In the Sunday paper was a piece about a long-time downtown business moving out. It is an interesting case, but since the story genre was a little nostalgic and a kind of business feature, a column more than straight news story, it did not need to be particularly analytical. But peeking through is perhaps a way to thread the needle on our parking debate.
This week both the Downtown Advisory Board and the Citizen Budget Committee have parking on the mind, and the business and its move might be a good case study for the way we have thought about parking and better ways to think about it in the future.
Blaming parking |
Vacuums and sewing machines are awkward and sometimes heavy. If it is reasonable to ask most customers to walk a block for a meal or cup of coffee or for light retail items, it is more difficult to make the same request of people lugging a heavy item to repair or one just purchased.
This is a business that has a reasonable need for a supply of car parking near their front door or by a service entry.
In the piece, our new dining platforms get the blame for intensifying a long-time problem. "On-street dining platforms have compounded the situation, wiping out 12 parking spaces within a two-block stretch...on Court Street." The tone of this framing is unfortunate, as downtown dining is a real public and private good, but it's not like it's really all that wrong either. This is a business that does need nearby curbside stalls, and the platforms have cut into the number of them.
The problem, however, is managing the nearby stalls, not any deficit in overall supply of parking. Parking audits have shown over and over that there is slack in the overall supply. This study is a little old, and I haven't seen one from the last year or two (understandable with the Pandemic). While nearby curbside parking may have "long been an issue," applying that to the total supply is an overstatement.
Our parking garages have had plenty of room |
The problem is uneven use of underpriced stalls: There is high demand for free on-street parking, but much less demand for equally free stalls in the garages. The City often has to promote the parking in them.
Free parking promo - November 2020 |
The piece doesn't make clear that parking in general, the total parking supply, is not a problem. The problem instead is our mania for free parking and the allocation distortion it introduces. Just adding more free parking downtown won't free up stalls at the front door of a particular business.

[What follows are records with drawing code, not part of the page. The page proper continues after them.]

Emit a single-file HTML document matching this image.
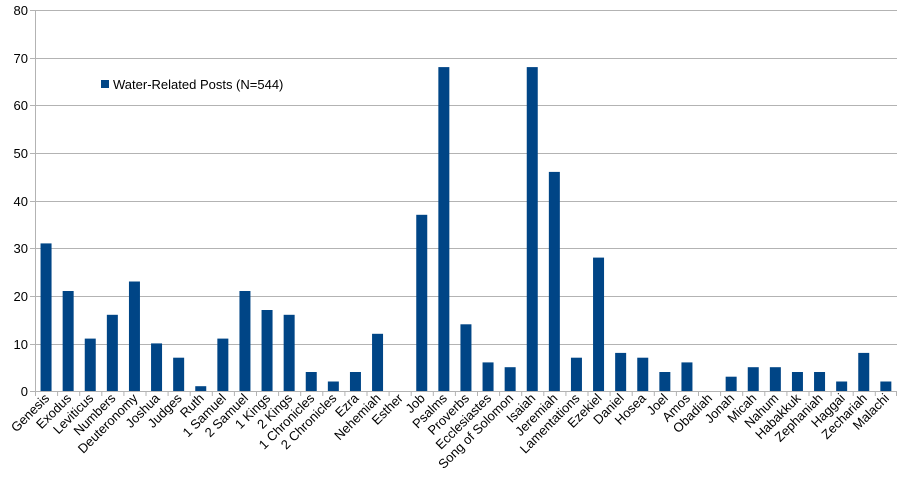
<!DOCTYPE html>
<html><head><meta charset="utf-8"><style>
html,body{margin:0;padding:0;background:#fff;}
svg{display:block;font-family:"Liberation Sans",Arial,sans-serif;}
</style></head><body>
<svg width="907" height="500" xmlns="http://www.w3.org/2000/svg">
<g stroke="#b3b3b3" stroke-width="1">
<line x1="30" y1="10.5" x2="897" y2="10.5"/>
<line x1="30" y1="58.5" x2="897" y2="58.5"/>
<line x1="30" y1="105.5" x2="897" y2="105.5"/>
<line x1="30" y1="153.5" x2="897" y2="153.5"/>
<line x1="30" y1="201.5" x2="897" y2="201.5"/>
<line x1="30" y1="248.5" x2="897" y2="248.5"/>
<line x1="30" y1="296.5" x2="897" y2="296.5"/>
<line x1="30" y1="344.5" x2="897" y2="344.5"/>
<line x1="30" y1="391.5" x2="897" y2="391.5"/>
<line x1="35.5" y1="10" x2="35.5" y2="396"/>
</g>
<g font-size="13" fill="#000" text-anchor="end">
<text x="28" y="15">80</text><text x="28" y="63">70</text><text x="28" y="110">60</text>
<text x="28" y="158">50</text><text x="28" y="206">40</text><text x="28" y="253">30</text>
<text x="28" y="301">20</text><text x="28" y="349">10</text><text x="28" y="396">0</text>
</g>
<g stroke="#b3b3b3">
<path d="M57.6 391v5M79.7 391v5M101.8 391v5M123.9 391v5M146 391v5M168.1 391v5M190.2 391v5M212.3 391v5M234.4 391v5M256.5 391v5M278.6 391v5M300.7 391v5M322.8 391v5M344.9 391v5M367 391v5M389.1 391v5M411.2 391v5M433.3 391v5M455.4 391v5M477.5 391v5M499.6 391v5M521.7 391v5M543.8 391v5M565.9 391v5M588 391v5M610.1 391v5M632.2 391v5M654.3 391v5M676.4 391v5M698.5 391v5M720.6 391v5M742.7 391v5M764.8 391v5M786.9 391v5M809 391v5M831.1 391v5M853.2 391v5M875.3 391v5M896.5 391v5"/>
</g>
<g fill="#004586" font-size="13">
<g transform="translate(46.05,0)"><rect x="-5.5" y="243.4" width="11" height="147.6"/><text transform="translate(4,399) rotate(-45)" text-anchor="end" fill="#000">Genesis</text></g>
<g transform="translate(68.15,0)"><rect x="-5.5" y="291" width="11" height="100"/><text transform="translate(4,399) rotate(-45)" text-anchor="end" fill="#000">Exodus</text></g>
<g transform="translate(90.25,0)"><rect x="-5.5" y="338.6" width="11" height="52.4"/><text transform="translate(4,399) rotate(-45)" text-anchor="end" fill="#000">Leviticus</text></g>
<g transform="translate(112.35,0)"><rect x="-5.5" y="314.8" width="11" height="76.2"/><text transform="translate(4,399) rotate(-45)" text-anchor="end" fill="#000">Numbers</text></g>
<g transform="translate(134.45,0)"><rect x="-5.5" y="281.5" width="11" height="109.5"/><text transform="translate(4,399) rotate(-45)" text-anchor="end" fill="#000">Deuteronomy</text></g>
<g transform="translate(156.55,0)"><rect x="-5.5" y="343.4" width="11" height="47.6"/><text transform="translate(4,399) rotate(-45)" text-anchor="end" fill="#000">Joshua</text></g>
<g transform="translate(178.65,0)"><rect x="-5.5" y="357.7" width="11" height="33.3"/><text transform="translate(4,399) rotate(-45)" text-anchor="end" fill="#000">Judges</text></g>
<g transform="translate(200.75,0)"><rect x="-5.5" y="386.2" width="11" height="4.8"/><text transform="translate(4,399) rotate(-45)" text-anchor="end" fill="#000">Ruth</text></g>
<g transform="translate(222.85,0)"><rect x="-5.5" y="338.6" width="11" height="52.4"/><text transform="translate(4,399) rotate(-45)" text-anchor="end" fill="#000">1 Samuel</text></g>
<g transform="translate(244.95,0)"><rect x="-5.5" y="291" width="11" height="100"/><text transform="translate(4,399) rotate(-45)" text-anchor="end" fill="#000">2 Samuel</text></g>
<g transform="translate(267.05,0)"><rect x="-5.5" y="310" width="11" height="81"/><text transform="translate(4,399) rotate(-45)" text-anchor="end" fill="#000">1 Kings</text></g>
<g transform="translate(289.15,0)"><rect x="-5.5" y="314.8" width="11" height="76.2"/><text transform="translate(4,399) rotate(-45)" text-anchor="end" fill="#000">2 Kings</text></g>
<g transform="translate(311.25,0)"><rect x="-5.5" y="372" width="11" height="19"/><text transform="translate(4,399) rotate(-45)" text-anchor="end" fill="#000">1 Chronicles</text></g>
<g transform="translate(333.35,0)"><rect x="-5.5" y="381.5" width="11" height="9.5"/><text transform="translate(4,399) rotate(-45)" text-anchor="end" fill="#000">2 Chronicles</text></g>
<g transform="translate(355.45,0)"><rect x="-5.5" y="372" width="11" height="19"/><text transform="translate(4,399) rotate(-45)" text-anchor="end" fill="#000">Ezra</text></g>
<g transform="translate(377.55,0)"><rect x="-5.5" y="333.8" width="11" height="57.2"/><text transform="translate(4,399) rotate(-45)" text-anchor="end" fill="#000">Nehemiah</text></g>
<g transform="translate(399.65,0)"><text transform="translate(4,399) rotate(-45)" text-anchor="end" fill="#000">Esther</text></g>
<g transform="translate(421.75,0)"><rect x="-5.5" y="214.8" width="11" height="176.2"/><text transform="translate(4,399) rotate(-45)" text-anchor="end" fill="#000">Job</text></g>
<g transform="translate(443.85,0)"><rect x="-5.5" y="67.1" width="11" height="323.9"/><text transform="translate(4,399) rotate(-45)" text-anchor="end" fill="#000">Psalms</text></g>
<g transform="translate(465.95,0)"><rect x="-5.5" y="324.3" width="11" height="66.7"/><text transform="translate(4,399) rotate(-45)" text-anchor="end" fill="#000">Proverbs</text></g>
<g transform="translate(488.05,0)"><rect x="-5.5" y="362.4" width="11" height="28.6"/><text transform="translate(4,399) rotate(-45)" text-anchor="end" fill="#000">Ecclesiastes</text></g>
<g transform="translate(510.15,0)"><rect x="-5.5" y="367.2" width="11" height="23.8"/><text transform="translate(4,399) rotate(-45)" text-anchor="end" fill="#000">Song of Solomon</text></g>
<g transform="translate(532.25,0)"><rect x="-5.5" y="67.1" width="11" height="323.9"/><text transform="translate(4,399) rotate(-45)" text-anchor="end" fill="#000">Isaiah</text></g>
<g transform="translate(554.35,0)"><rect x="-5.5" y="171.9" width="11" height="219.1"/><text transform="translate(4,399) rotate(-45)" text-anchor="end" fill="#000">Jeremiah</text></g>
<g transform="translate(576.45,0)"><rect x="-5.5" y="357.7" width="11" height="33.3"/><text transform="translate(4,399) rotate(-45)" text-anchor="end" fill="#000">Lamentations</text></g>
<g transform="translate(598.55,0)"><rect x="-5.5" y="257.6" width="11" height="133.4"/><text transform="translate(4,399) rotate(-45)" text-anchor="end" fill="#000">Ezekiel</text></g>
<g transform="translate(620.65,0)"><rect x="-5.5" y="352.9" width="11" height="38.1"/><text transform="translate(4,399) rotate(-45)" text-anchor="end" fill="#000">Daniel</text></g>
<g transform="translate(642.75,0)"><rect x="-5.5" y="357.7" width="11" height="33.3"/><text transform="translate(4,399) rotate(-45)" text-anchor="end" fill="#000">Hosea</text></g>
<g transform="translate(664.85,0)"><rect x="-5.5" y="372" width="11" height="19"/><text transform="translate(4,399) rotate(-45)" text-anchor="end" fill="#000">Joel</text></g>
<g transform="translate(686.95,0)"><rect x="-5.5" y="362.4" width="11" height="28.6"/><text transform="translate(4,399) rotate(-45)" text-anchor="end" fill="#000">Amos</text></g>
<g transform="translate(709.05,0)"><text transform="translate(4,399) rotate(-45)" text-anchor="end" fill="#000">Obadiah</text></g>
<g transform="translate(731.15,0)"><rect x="-5.5" y="376.7" width="11" height="14.3"/><text transform="translate(4,399) rotate(-45)" text-anchor="end" fill="#000">Jonah</text></g>
<g transform="translate(753.25,0)"><rect x="-5.5" y="367.2" width="11" height="23.8"/><text transform="translate(4,399) rotate(-45)" text-anchor="end" fill="#000">Micah</text></g>
<g transform="translate(775.35,0)"><rect x="-5.5" y="367.2" width="11" height="23.8"/><text transform="translate(4,399) rotate(-45)" text-anchor="end" fill="#000">Nahum</text></g>
<g transform="translate(797.45,0)"><rect x="-5.5" y="372" width="11" height="19"/><text transform="translate(4,399) rotate(-45)" text-anchor="end" fill="#000">Habakkuk</text></g>
<g transform="translate(819.55,0)"><rect x="-5.5" y="372" width="11" height="19"/><text transform="translate(4,399) rotate(-45)" text-anchor="end" fill="#000">Zephaniah</text></g>
<g transform="translate(841.65,0)"><rect x="-5.5" y="381.5" width="11" height="9.5"/><text transform="translate(4,399) rotate(-45)" text-anchor="end" fill="#000">Haggai</text></g>
<g transform="translate(863.75,0)"><rect x="-5.5" y="352.9" width="11" height="38.1"/><text transform="translate(4,399) rotate(-45)" text-anchor="end" fill="#000">Zechariah</text></g>
<g transform="translate(885.85,0)"><rect x="-5.5" y="381.5" width="11" height="9.5"/><text transform="translate(4,399) rotate(-45)" text-anchor="end" fill="#000">Malachi</text></g>
</g>
<rect x="101" y="80" width="8" height="8" fill="#004586"/>
<text x="113" y="89" font-size="13" fill="#000">Water-Related Posts (N=544)</text>
</svg>
</body></html>
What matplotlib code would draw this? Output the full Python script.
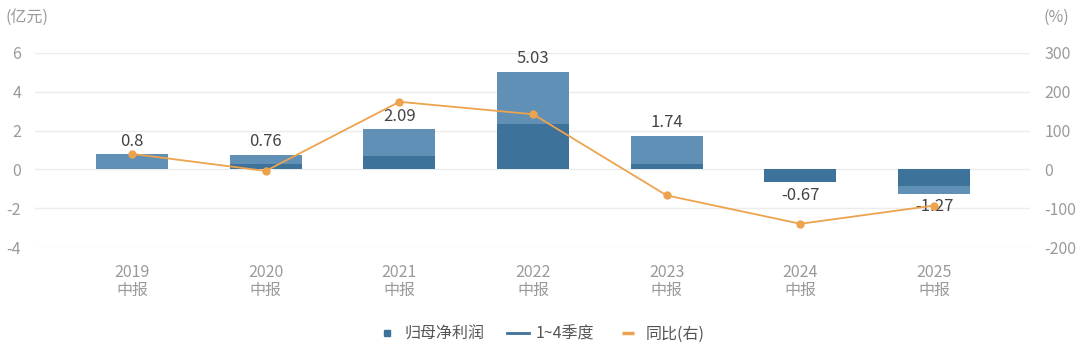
import matplotlib.pyplot as plt
from matplotlib.lines import Line2D

plt.rcParams['font.family'] = ['Noto Sans CJK SC', 'DejaVu Sans']
plt.rcParams['axes.unicode_minus'] = False

periods = ["2019\n中报", "2020\n中报", "2021\n中报", "2022\n中报", "2023\n中报", "2024\n中报", "2025\n中报"]
net_profit = [0.8, 0.76, 2.09, 5.03, 1.74, -0.67, -1.27]
q_part = [0, 0.26, 0.69, 2.33, 0.29, -0.67, -0.83]
yoy = [40, -4, 174, 142, -67, -140, -93]

light_blue = "#6090b6"
dark_blue = "#3d729b"
orange = "#eda34e"
grey = "#9a9a9a"

fig = plt.figure(figsize=(10.8, 3.5), dpi=100)
ax = fig.add_axes([0.0324, 0.294, 0.9216, 0.555])
ax2 = ax.twinx()

x = list(range(len(periods)))
ax.bar(x, net_profit, width=0.54, color=light_blue, zorder=2)
ax.bar(x, q_part, width=0.54, color=dark_blue, zorder=3)

for xi, v in zip(x, net_profit):
    off = 0.22 if v >= 0 else -0.22
    ax.text(xi, v + off, f"{v:g}", ha="center", va="bottom" if v >= 0 else "top",
            fontsize=12, color="#444444", zorder=5)

ax2.plot(x, yoy, color=orange, lw=1.3, marker="o", ms=5, zorder=4)

ax.set_ylim(-4, 6)
ax.set_yticks([-4, -2, 0, 2, 4, 6])
ax2.set_ylim(-200, 300)
ax2.set_yticks([-200, -100, 0, 100, 200, 300])
ax.set_xlim(-0.726, 6.72)
ax.set_xticks(x)
ax.set_xticklabels(periods, fontsize=11.5, color=grey, linespacing=1.1)

ax.grid(axis="y", color="#ececec", lw=1, zorder=0)
ax.set_axisbelow(True)
for a in (ax, ax2):
    for s in a.spines.values():
        s.set_visible(False)
    a.tick_params(length=0, labelsize=11.5, labelcolor=grey)
ax.tick_params(axis="y", pad=10)
ax.tick_params(axis="x", pad=12)
ax2.tick_params(axis="y", pad=10)

# keep the line above the bars
ax.set_zorder(ax2.get_zorder() - 1)
ax.patch.set_visible(False)
ax2.patch.set_visible(False)
ax2.set_zorder(2)

fig.text(0.005, 0.95, "(亿元)", fontsize=11.5, color=grey, va="center")
fig.text(0.966, 0.95, "(%)", fontsize=11.5, color=grey, va="center")

handles = [
    Line2D([], [], marker="s", ls="none", color=dark_blue, ms=5),
    Line2D([], [], color=dark_blue, lw=2),
    Line2D([], [], marker="_", ls="none", color=orange, ms=9, mew=2.5),
]
labels = ["归母净利润", "1~4季度", "同比(右)"]
leg = fig.legend(handles, labels, loc="center", bbox_to_anchor=(0.5, 0.045), ncol=3,
                 frameon=False, fontsize=11.5, handlelength=1.4, columnspacing=1.4,
                 handletextpad=0.4)
for t in leg.get_texts():
    t.set_color("#555555")

fig.savefig("out.png", dpi=100)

There is a well-documented solution. The way to ensure open stalls near the front door of businesses is to price curbside parking dynamically for a
constant 85% occupancy, ensuring 15% of stalls on every block face are
open. That means there is always an available parking spot. Spots in the garages would remain free.
Moving to a priced system for curbside parking and keeping a free system for the garages will better balance supply and demand. Eliminating the City's parking tax would mean businesses could rebudget that line item to support their own customers specifically. They could still validate or rebate parking if they wanted.
Without moving to a new building outside of downtown, under a better parking system there would be more ways to solve a problem with nearby parking.
The Downtown Advisory Board has repeatedly asked for a right-priced system. They have identified other reasons for it also. It could have helped a business like Whitlock's, and will help others who are still downtown. This memo is again in the DAB packet for Thursday, and is in the Budget Committee packet for Wednesday.
Request to move to right-priced parking |
There are of course other elements to the story. Parking gets sensationalized and even scapegoated as the reason, but surely there are other factors, including national changes in retailing. Copious free parking did not ensure JC Penney or Nordstrom stayed open and remained downtown. Whitlock's might have wanted to move anyway, even without any problem with parking. It is easy to understand wanting to be near a quilt store or wanting to downsize to adjust rent costs and inventory, and to respond to ecommerce. "Parking" could be just shorthand, a convenient way to simplify a more complicated situation.
By moving to a modern parking system downtown will have more curbside stalls available for people who need them, a better balance with usage in the garages since free parking will still be available there, and everyone will have a better sense of the total demand so that if there is actual demand for new parking both the City and private developers will have good data for expensive construction and will not overbuild.
More on downtown parking:
- "DAB Again to Recommend Parking Reform" (2022)
- "City Council, June 12th - Funding Downtown Parking District" (2021)
- "City Council, April 8th - Downtown Parking" (2019)
- "Article on Downtown Restaurant Mixes Parking and DUI Strangely" (2017)
- "2016 Downtown Parking Assessment Discussed on Thursday" (2017)
Historical notes relevant to the move:
- Half of the downtown store is in a building designed by the architect of the Carnegie Library: "100 Years Ago: Twenty mph is Plenty; Whitlocks by George Post; Hops better than Paving." (2016)
- Some grocery history on the new location for Whitlock's: "At Oxford Park site Ericksons Supermarket building now home to Fitts Seafood and Santiam Wine." (2021)
And standard texts on parking:
- The High Cost of Free Parking by Donald Shoup (rev. 2011)
- Parking and the City Edited by Donald Shoup (2018)
- From the Oregon Transportation and Growth Management program, "Parking Made Easy" (2013)
1 comment:
One thing I found interesting is that they are trading "more parking" for less inventory space. Even the article called attention to the fact that they will be having a significantly smaller foot print.
The article also mentioned how the owners were getting older. So this very well could be trimming away low profit to clabor intensive parts of the business to focus in on higher profit service work.